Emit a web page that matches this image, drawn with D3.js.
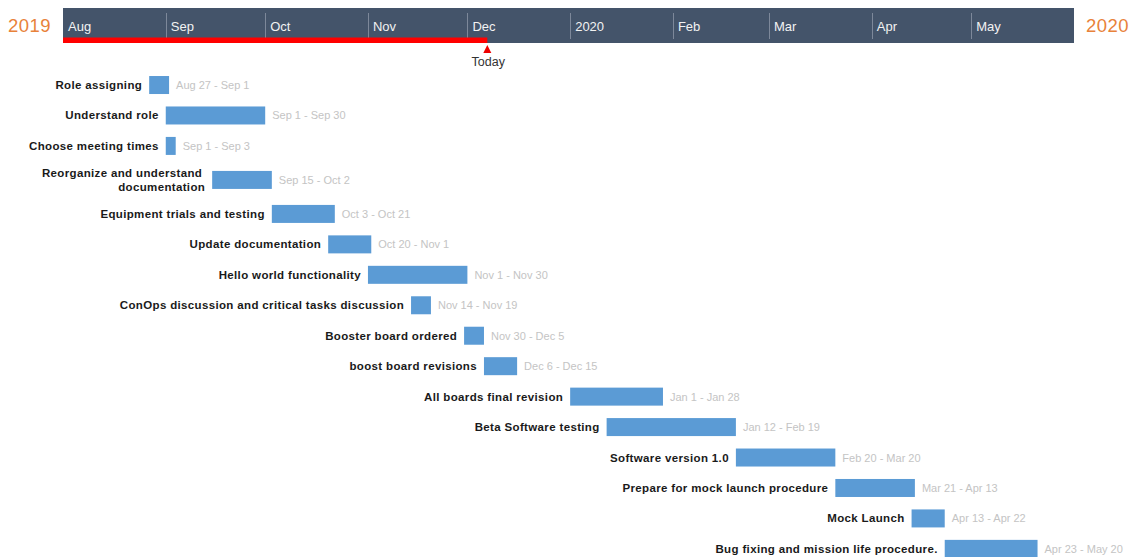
<!DOCTYPE html>
<html>
<head>
<meta charset="utf-8">
<script src="https://cdn.jsdelivr.net/npm/d3@7"></script>
<style>
  html, body { margin: 0; padding: 0; background: #ffffff; }
  svg { display: block; }
</style>
</head>
<body>
<svg id="chart" width="1133" height="557"></svg>
<script>
// ---- data ----
const tasks = [
  "Role assigning",
  "Understand role",
  "Choose meeting times",
  "Reorganize and understand|documentation",
  "Equipment trials and testing",
  "Update documentation",
  "Hello world functionality",
  "ConOps discussion and critical tasks discussion",
  "Booster board ordered",
  "boost board revisions",
  "All boards final revision",
  "Beta Software testing",
  "Software version 1.0",
  "Prepare for mock launch procedure",
  "Mock Launch",
  "Bug fixing and mission life procedure."
];
const startDates = [
  "2019-08-27", "2019-09-01", "2019-09-01", "2019-09-15", "2019-10-03",
  "2019-10-20", "2019-11-01", "2019-11-14", "2019-11-30", "2019-12-06",
  "2020-01-01", "2020-01-12", "2020-02-20", "2020-03-21", "2020-04-13",
  "2020-04-23"
];
const endDates = [
  "2019-09-01", "2019-09-30", "2019-09-03", "2019-10-02", "2019-10-21",
  "2019-11-01", "2019-11-30", "2019-11-19", "2019-12-05", "2019-12-15",
  "2020-01-28", "2020-02-19", "2020-03-20", "2020-04-13", "2020-04-22",
  "2020-05-20"
];
const monthTickLabels = ["Aug", "Sep", "Oct", "Nov", "Dec", "2020", "Feb", "Mar", "Apr", "May"];
const domainStart = "2019-08-01";
const domainEnd = "2020-06-01";
const todayDate = "2019-12-07";
const leftYearLabel = "2019";
const rightYearLabel = "2020";

// ---- helpers ----
const parse = d3.timeParse("%Y-%m-%d");
const fmt = d3.timeFormat("%b %-d");

const svg = d3.select("#chart");

const x = d3.scaleTime()
  .domain([parse(domainStart), parse(domainEnd)])
  .range([63, 1074]);

// header
const headerTop = 8, headerBottom = 43;
svg.append("rect")
  .attr("x", x.range()[0]).attr("y", headerTop)
  .attr("width", x.range()[1] - x.range()[0])
  .attr("height", headerBottom - headerTop)
  .attr("fill", "#44546a");

const monthTicks = d3.timeMonth.range(parse(domainStart), parse(domainEnd));
const hdr = svg.append("g");
hdr.selectAll("line.sep")
  .data(monthTicks.slice(1))
  .join("line")
  .attr("class", "sep")
  .attr("x1", d => Math.round(x(d)) + 0.5)
  .attr("x2", d => Math.round(x(d)) + 0.5)
  .attr("y1", 13).attr("y2", 39)
  .attr("stroke", "#7d889a").attr("stroke-width", 1);

hdr.selectAll("text.month")
  .data(monthTicks)
  .join("text")
  .attr("class", "month")
  .attr("x", d => x(d) + 5)
  .attr("y", 30.5)
  .attr("fill", "#f2f2f2")
  .attr("font-family", "Liberation Sans, Arial, sans-serif")
  .attr("font-size", 13)
  .text((d, i) => monthTickLabels[i]);

// progress line
const today = parse(todayDate);
svg.append("rect")
  .attr("x", x.range()[0]).attr("y", 37.5)
  .attr("width", x(today) - x.range()[0])
  .attr("height", 5.5)
  .attr("fill", "#ff0000");

// today marker
const tx = x(today);
svg.append("path")
  .attr("d", `M${tx},45 L${tx - 4},53 L${tx + 4},53 Z`)
  .attr("fill", "#ee0000");
svg.append("text")
  .attr("x", tx + 1).attr("y", 66)
  .attr("text-anchor", "middle")
  .attr("fill", "#333")
  .attr("font-family", "Liberation Sans, Arial, sans-serif")
  .attr("font-size", 12.5)
  .text("Today");

// year labels
svg.append("text")
  .attr("x", 8).attr("y", 32)
  .attr("fill", "#e8823a")
  .attr("font-family", "Liberation Sans, Arial, sans-serif")
  .attr("font-size", 18.5)
  .attr("letter-spacing", 0.5)
  .text(leftYearLabel);
svg.append("text")
  .attr("x", 1086).attr("y", 32)
  .attr("fill", "#e8823a")
  .attr("font-family", "Liberation Sans, Arial, sans-serif")
  .attr("font-size", 18.5)
  .attr("letter-spacing", 0.5)
  .text(rightYearLabel);

// rows
const rows = tasks.map((t, i) => ({
  lines: t.split("|"),
  start: parse(startDates[i]),
  end: d3.timeDay.offset(parse(endDates[i]), 1),
  s: parse(startDates[i]),
  e: parse(endDates[i])
}));
const baseRow = 30.45, extraPerLine = 7.1;
const heights = rows.map(r => baseRow + (r.lines.length - 1) * extraPerLine);
const cum = d3.cumsum(heights);
const centers = heights.map((h, i) => cum[i] - h / 2);
const y = d3.scaleLinear().domain([0, d3.sum(heights)]).range([69.8, 69.8 + d3.sum(heights)]);
const barH = 18;

const g = svg.append("g");
const row = g.selectAll("g.row").data(rows).join("g").attr("class", "row");

row.append("rect")
  .attr("x", d => x(d.start))
  .attr("y", (d, i) => y(centers[i]) - barH / 2)
  .attr("width", d => x(d.end) - x(d.start))
  .attr("height", barH)
  .attr("fill", "#5b9bd5");

row.append("text")
  .attr("text-anchor", "end")
  .attr("font-family", "Liberation Sans, Arial, sans-serif")
  .attr("font-weight", "bold")
  .attr("font-size", 11.5)
  .attr("letter-spacing", 0.35)
  .attr("fill", "#1a1a1a")
  .each(function (d, i) {
    const t = d3.select(this);
    const n = d.lines.length;
    const lh = 14;
    d.lines.forEach((ln, k) => {
      t.append("tspan")
        .attr("x", x(d.start) - 7 + (k < n - 1 ? -3 : 0))
        .attr("y", y(centers[i]) + 4 + (k - (n - 1) / 2) * lh)
        .text(ln);
    });
  });

row.append("text")
  .attr("x", d => x(d.end) + 7)
  .attr("y", (d, i) => y(centers[i]) + 4)
  .attr("font-family", "Liberation Sans, Arial, sans-serif")
  .attr("font-size", 11)
  .attr("fill", "#c4c4c4")
  .text(d => fmt(d.s) + " - " + fmt(d.e));
</script>
</body>
</html>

^^^^

## [Task prompt]
In the lines above, locate the string "this". Copy every line where it occurs.

## [Answer to the task]
Emit a web page that matches this image, drawn with D3.js.
    const t = d3.select(this);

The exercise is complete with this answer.